Iowa floats first state-level ‘Department of Government Efficiency’

Iowa Gov. Kim Reynolds speaks at a previous event. Reynolds recently announced a state-level 'Department of Government Efficiency,' an homage to President Donald Trump's recent executive order.

Iowa Gov. Kim Reynolds speaks at a previous event. Reynolds recently announced a state-level 'Department of Government Efficiency,' an homage to President Donald Trump's recent executive order. Kevin Dietsch via Getty Images

Gov. Kim Reynolds said the new task force would build on the state’s previous efforts to consolidate agencies and technology, which has already saved millions of dollars.

President Donald Trump wasted little time in establishing the Department of Government Efficiency, albeit as a component of the existing U.S. Digital Service. One state leader intends to follow in his footsteps and appears to be the first to do so.

Iowa Gov. Kim Reynolds, a Republican, announced during her Condition of the State address earlier this month that she would establish a state-level DOGE by executive order, a task force “to find even greater savings and efficiencies in both state and local government” as part of a plan to pass property tax reform. As of this week, an executive order had not been issued.

Reynolds said the efficiency initiative would build on efforts already undertaken in Iowa, which consolidated 37 state agencies into 16, including consolidating IT systems that once were in 20 departments into one. That effort began in 2023 and has saved taxpayers $217 million already, Reynolds said, but there is more to do.

“I like to say that we were doing DOGE before DOGE was a thing,” she said during her speech. The task force will be led by Emily Schmitt, the general counsel of grain equipment manufacturing company Sukup Manufacturing.

A similar effort is already in place under Iowa’s Auditor of State Rob Sand, who for the past six years has provided a Public Innovations & Efficiencies Checklist to help state and local governments “increase efficiency and communicate with the public about their efforts.” In a statement after Reynolds’ speech, Sands said he hoped the new DOGE would collaborate with his existing initiative “rather than inefficiently duplicating efforts.” Mississippi has a similar efficiency program in place.

Reynolds said the consolidated approach to technology helped Iowa last year during the CrowdStrike outage, which happened after the cybersecurity company issued a faulty update and caused widespread chaos across multiple sectors.

At a panel discussion during the National Association of State Chief Information Officers’ annual conference in New Orleans last year, Iowa Deputy CIO Michelle O’Hollearn said the outage “completely turned the apple cart upside down” while state officials were in the midst of consolidating their technology offices.

Reynolds said in her speech that the consolidated approach helped the state limit the damage.

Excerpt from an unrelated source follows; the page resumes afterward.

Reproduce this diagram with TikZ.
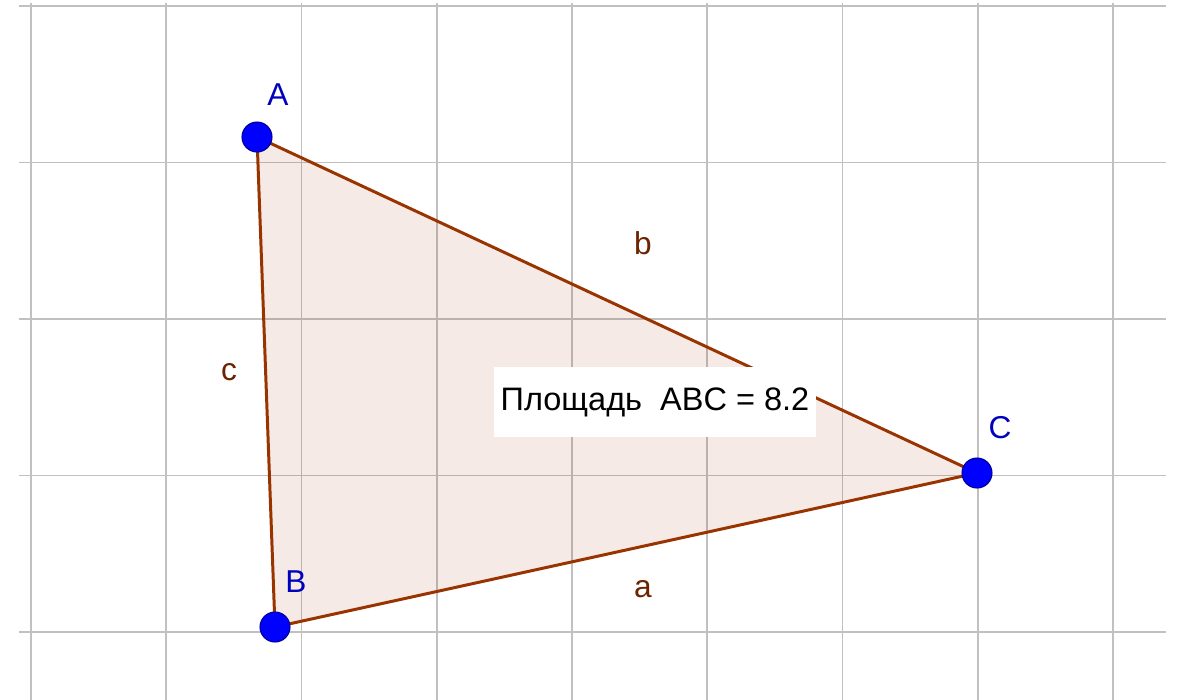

“[When] cybersecurity company Crowdstrike brought down IT systems across the world, Iowa’s consolidated system was back online shortly after lunch, while other states and businesses were in the dark for days and even weeks,” she said. Consolidation has provided a “single viewpoint into every IT operation within the executive branch,” Reynolds added.

Iowa’s DOGE will likely go far beyond technology, although the federal one might provide some clues on how state leaders could proceed. Trump’s executive order put the U.S. Digital Service — or U.S. DOGE Service, as it is now known — to work on a “Software Modernization Initiative,” that the order said will look “to improve the quality and efficiency of government-wide software, network infrastructure, and information technology (IT) systems.”

“Among other things, the USDS Administrator shall work with Agency Heads to promote inter-operability between agency networks and systems, ensure data integrity, and facilitate responsible data collection and synchronization,” the executive order continued.

Iowa’s IT leadership now falls entirely on its Department of Management. O’Hollearn said last year at NASCIO that has meant “having a much larger organization” as IT staff are all centralized there, as well as “knowing what [we've] got, and then unifying and standardizing.” As the state’s efforts to think of IT at an enterprise level continue, they will continue to look for “low hanging fruit” and “big opportunities” to not just find efficiencies but also partner with vendors, O’Hollearn added.

Getting state legislators on board to support those efforts will be key, she said. 

“Telling the story probably isn't where a lot of technicians are strong, and so I think this is definitely where partners can come help us to think about, how do we create that narrative together?” she said. “Come with ideas, understand strategically where we're going, and then we can work together to get there.”